I agree with Melissa, unless you never intend to sew full chest or full back then the compact machines may not be the way to go. Especially with heavy jackets, when the hoop shifts to full left or full right, you are dragging a lot of material along the sides of the machine. Now if all you want to do is hats or left chest logos then it's fine.

We've been doing this since the mid eighties. We've had Toyotas, Melcos, SWFs and Tajimas. We now own nothing but Tajimas (no Neos) and I'd never own anyting else. We're shopping used four and six heads right now and we could easily buy double the heads if we were willing to go SWF, but we're not.

Go visit the larger contract embroidery shops where they run at least two, if not three, shifts and the overwhelming majority are Tajima shops. There's a reason, actually a few reasons. Primarily, they are exceptionally well built machines.
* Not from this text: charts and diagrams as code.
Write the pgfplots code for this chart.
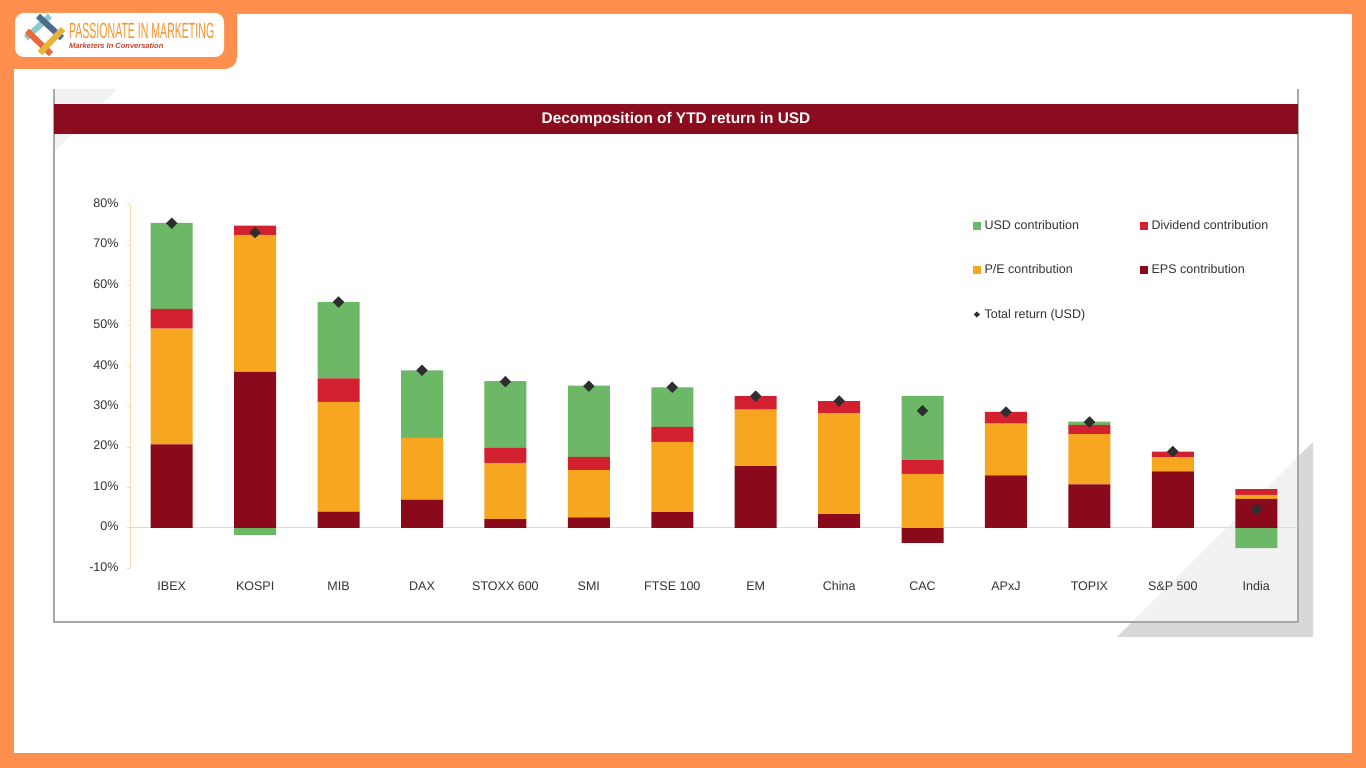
\documentclass[border=0pt]{standalone}
\usepackage{pgfplots}
\pgfplotsset{compat=1.18}
\usepackage{pgfplotstable}
\usepackage{fontspec}
\setmainfont{Liberation Sans}
\definecolor{bgorange}{HTML}{FF8F4C}
\definecolor{titlered}{HTML}{8A0C1E}
\definecolor{cUSD}{HTML}{6DB866}
\definecolor{cDiv}{HTML}{D2202F}
\definecolor{cPE}{HTML}{F7A620}
\definecolor{cEPS}{HTML}{8A0A1B}
\definecolor{markgray}{HTML}{2E2E2E}
\definecolor{txtgray}{HTML}{333333}
\definecolor{framegray}{HTML}{A8A8A8}
\definecolor{tanline}{HTML}{F5DAB2}
\definecolor{zeroline}{HTML}{DCDCDC}
\definecolor{shadedark}{HTML}{D8D8D8}
\definecolor{shadelight}{HTML}{F1F1F1}
\definecolor{logoorange}{HTML}{F3962E}
\definecolor{logored}{HTML}{C8442A}
\definecolor{logoteal}{HTML}{8CC9CB}
\definecolor{logoblue}{HTML}{4D6E8A}
\definecolor{logocoral}{HTML}{E9683F}
\definecolor{logoyellow}{HTML}{E8B43A}

\pgfplotstableread{
x eps pe div usd epsneg usdneg total
0 20.7 28.6 4.9 21.3 0 0 75.4
1 38.6 33.9 2.3 0 0 -1.7 73.1
2 4.0 27.2 5.8 18.9 0 0 55.9
3 7.0 15.3 0 16.7 0 0 39.0
4 2.2 13.9 3.7 16.5 0 0 36.2
5 2.6 11.7 3.3 17.6 0 0 35.1
6 3.9 17.4 3.7 9.8 0 0 34.8
7 15.3 14.0 3.3 0 0 0 32.6
8 3.4 25.0 3.0 0 0 0 31.4
9 0 13.4 3.5 15.8 -3.7 0 29.0
10 13.0 12.8 2.9 0 0 0 28.7
11 10.8 12.4 2.3 0.8 0 0 26.2
12 14.0 3.5 1.4 0 0 0 18.9
13 7.2 1.0 1.4 0 0 -5.0 4.6
}\data

\pgfplotsset{
  geom/.style={
    at={(130pt,199.7pt)}, anchor=south west, scale only axis,
    width=1168pt, height=363.6pt,
    xmin=-0.5, xmax=13.5, ymin=-10, ymax=80,
  },
}

\begin{document}
\begin{tikzpicture}
\useasboundingbox (0pt,0pt) rectangle (1366pt,768pt);
\begin{scope}[shift={(0pt,768pt)},x=1pt,y=-1pt]
  \fill[bgorange] (0,0) rectangle (1366,768);
  \fill[white] (14,14) rectangle (1352,753);
  % logo tab
  \fill[bgorange, rounded corners=12pt] (0,0) rectangle (237,69);
  \fill[bgorange] (0,0) rectangle (30,30);
  \fill[white, rounded corners=9pt] (15,13) rectangle (224,57);
  \draw[logoteal, line width=6pt] (26,38) -- (50,16);
  \draw[logoblue, line width=6pt] (38,16) -- (62,38);
  \draw[logocoral, line width=6pt] (27,31) -- (51,54);
  \draw[logoyellow, line width=6pt] (40,53) -- (63,29);
  \node[anchor=west, text=logoorange, font=\fontsize{22}{24}\selectfont, xscale=0.48, inner sep=0pt] at (69,31) {PASSIONATE IN MARKETING};
  \node[anchor=west, text=logored, font=\bfseries\itshape\fontsize{7.5}{9}\selectfont, inner sep=0pt] at (69,46) {Marketers In Conversation};
  % chart frame with shadow
  \fill[shadedark] (1117,637) -- (1313,637) -- (1313,442) -- cycle;
  \fill[white] (54,89) rectangle (1298,622);
  \begin{scope}
    \clip (54,89) rectangle (1298,622);
    \fill[shadelight] (1117,637) -- (1313,637) -- (1313,442) -- cycle;
  \end{scope}
  \fill[shadelight] (54,89) -- (117,89) -- (54,152) -- cycle;
  \draw[framegray, line width=1.5pt] (54,89) -- (54,622) -- (1298,622) -- (1298,89);
  \fill[titlered] (54,104) rectangle (1298,134);
  \node[text=white, font=\bfseries\fontsize{15.4}{17}\selectfont] at (676,120) {Decomposition of YTD return in USD};
\end{scope}

% axis 1: frame, ticks, zero line, negative parts
\begin{axis}[geom,
  axis lines*=left,
  x axis line style={draw=none},
  y axis line style={draw=tanline, line width=0.8pt},
  xtick={0,...,13},
  xticklabels={IBEX,KOSPI,MIB,DAX,STOXX 600,SMI,FTSE 100,EM,China,CAC,APxJ,TOPIX,S\&P 500,India},
  x tick style={draw=none},
  ytick={-10,0,10,20,30,40,50,60,70,80},
  yticklabels={-10\%,0\%,10\%,20\%,30\%,40\%,50\%,60\%,70\%,80\%},
  y tick style={draw=tanline, line width=0.8pt},
  tick align=outside, major tick length=3pt,
  typeset ticklabels with strut,
  ticklabel style={font=\fontsize{12.5}{14}\selectfont, text=txtgray},
  yticklabel style={xshift=-5pt},
  xticklabel style={yshift=-6pt},
  extra y ticks={0}, extra y tick labels={},
  extra y tick style={grid=major, major grid style={draw=zeroline, line width=1.2pt}, tick style={draw=none}},
]
\addplot[ybar, bar width=42pt, bar shift=0pt, fill=cEPS, draw=none] table[x=x,y=epsneg]{\data};
\addplot[ybar, bar width=42pt, bar shift=0pt, fill=cUSD, draw=none] table[x=x,y=usdneg]{\data};
\end{axis}

% axis 2: stacked positive contributions
\begin{axis}[geom, hide axis, ybar stacked, bar width=42pt]
\addplot[fill=cEPS, draw=none] table[x=x,y=eps]{\data};
\addplot[fill=cPE, draw=none] table[x=x,y=pe]{\data};
\addplot[fill=cDiv, draw=none] table[x=x,y=div]{\data};
\addplot[fill=cUSD, draw=none] table[x=x,y=usd]{\data};
\end{axis}

% axis 3: total return markers and legend
\begin{axis}[geom, hide axis,
  legend columns=2,
  legend cell align=left,
  legend style={draw=none, fill=none, at={(0.7217,0.958)}, anchor=north west,
    row sep=34pt, inner sep=0pt,
    font=\fontsize{12.5}{14}\selectfont, text=txtgray,
    nodes={inner sep=0pt},
    /tikz/every odd column/.append style={column sep=4pt},
    /tikz/every even column/.append style={column sep=55pt}},
]
\addlegendimage{legend image code/.code={\fill[cUSD] (0pt,-3.5pt) rectangle (7pt,3.5pt);}}
\addlegendentry{USD contribution}
\addlegendimage{legend image code/.code={\fill[cDiv] (0pt,-3.5pt) rectangle (7pt,3.5pt);}}
\addlegendentry{Dividend contribution}
\addlegendimage{legend image code/.code={\fill[cPE] (0pt,-3.5pt) rectangle (7pt,3.5pt);}}
\addlegendentry{P/E contribution}
\addlegendimage{legend image code/.code={\fill[cEPS] (0pt,-3.5pt) rectangle (7pt,3.5pt);}}
\addlegendentry{EPS contribution}
\addlegendimage{legend image code/.code={\fill[markgray] (3.5pt,2.7pt) -- (6.2pt,0pt) -- (3.5pt,-2.7pt) -- (0.8pt,0pt) -- cycle;}}
\addlegendentry{Total return (USD)}
\addplot[forget plot, only marks, mark=square*, mark size=3.8pt, mark options={rotate=45, fill=markgray, draw=markgray}] table[x=x,y=total]{\data};
\end{axis}
\end{tikzpicture}
\end{document}
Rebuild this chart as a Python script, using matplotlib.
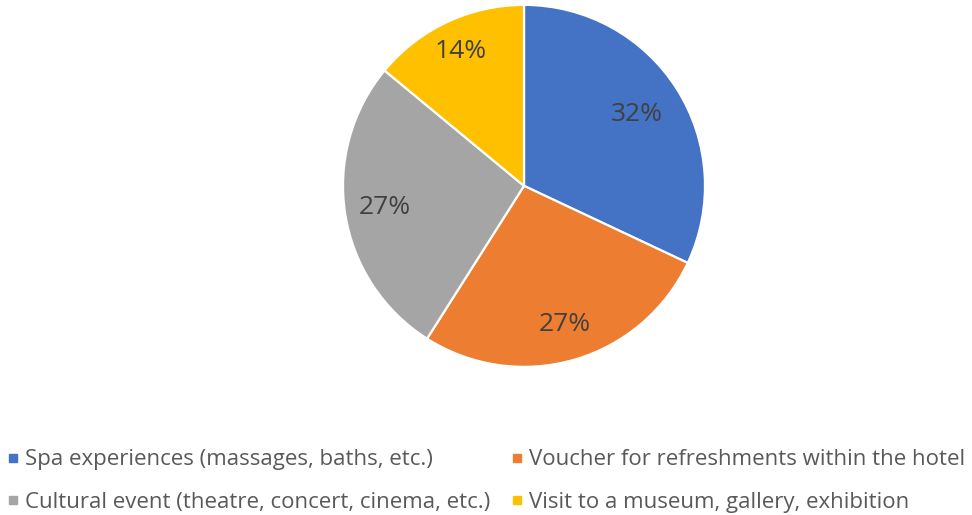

They will last a lifetime. They are fast. They sew as good as any, better than most. There are techs all over the country with Tajima experience. If you need to hire an operator, there are many more candidates out there with Tajima experience. They are worth more used than some of the lowball new machines - that shold tell you something.

My dimes worth, if asked to rank the current crop:
1. Tajima
2. Baradun
3. Return to 1 and repeat

for digitizing software:
1. Wilcom
2. Pulse
3. return to 1 and repeat...


----------



## api (Nov 22, 2009)

Hi Matt,

I checked out the rumors about the EXPERT 9100 and here is what I found: I received a letter from Mr. Ron Long, National Sales Manager of Pantograms Mfg. Company, in which he CONFIRMS that the EXPERT 9100 has a Tajima head. I was authorized to show this information on the T-Shirt Forum, so here are Mr. Long's own words:

_"Tokai Industrial Sewing Machine Co., Ltd is the manufacturer of the EXPERT Series embroidery machines. The TOYOTA 800, 820, 830, 9000 and 9100 models along with the EXPERT 9100 models have all had and will continue to have the Tajimahead on them. Tokai – TOYOTA (Aisin Seiki) and Tajima have been manufacturing equipment together for over 20 years now. The 9000’s and 9100’s have been built and will be continued to build in the Tokai factory. The TOYOTA 9000 technology was given to Tajima to create the Neo series. If you go back to the years pre – Neo series you will not see a Tajima that looks like a TOYOTA. They needed a compact machine to fit their product line and this is when the collaboration with TOYOTA Expert Series and the Neo began. We both ended up with the best compact single head on the market today. _

_Currently there are 17 distributors for the EXPERT Series Worldwide and Pantograms has been the number 1 distributor for many years. _

_Here is some information about the Tokai Sewing Machine Company. _

_Tokai Industrial Sewing Machine Co., Ltd. broke into the embroidery industry in 1964 with the development of the embroidery machine. Tokai Industrial Sewing Machine Co., Ltd. has produced more than 3,000 types of embroidery machines with 1 to 56 heads. We are proud of our unique quality control techniques: to ensure abrasion resistance and durability of parts, we conduct drastic quality inspections for all parts used. In addition, we are paying careful attention to our embroidery machines in the assembly lines, regardless of the machine size, in order to maintain precise production."_



I am still on the fence with this embroidery investment but I think I will jump soon.

Regards,

Api


----------



## TheDecalWorld (Jan 18, 2009)

Great info API thanks! I have heard so many things from so many different companies that it is hard to tell what is the truth. I am still on the fence and have not made a decision. I now think I have ruled out the used tajima machine due to the warranty. For $3,000 more I can get a 5-3 year warranty and get a 2011 machine instead of 2008. I am not sure about the swf now. Once thinking about it during the demo they were trying to sew a letter H as the demo. I wanted to see a multi color intriquite design to see how it would do. Once looking at the design more and more if does not look good at all. They blamed it on the digitizer, but you would think they would have a good file that would stitch perfect for a demo. I am there to see the quality and the manufactures could not even stitch a file that looked great.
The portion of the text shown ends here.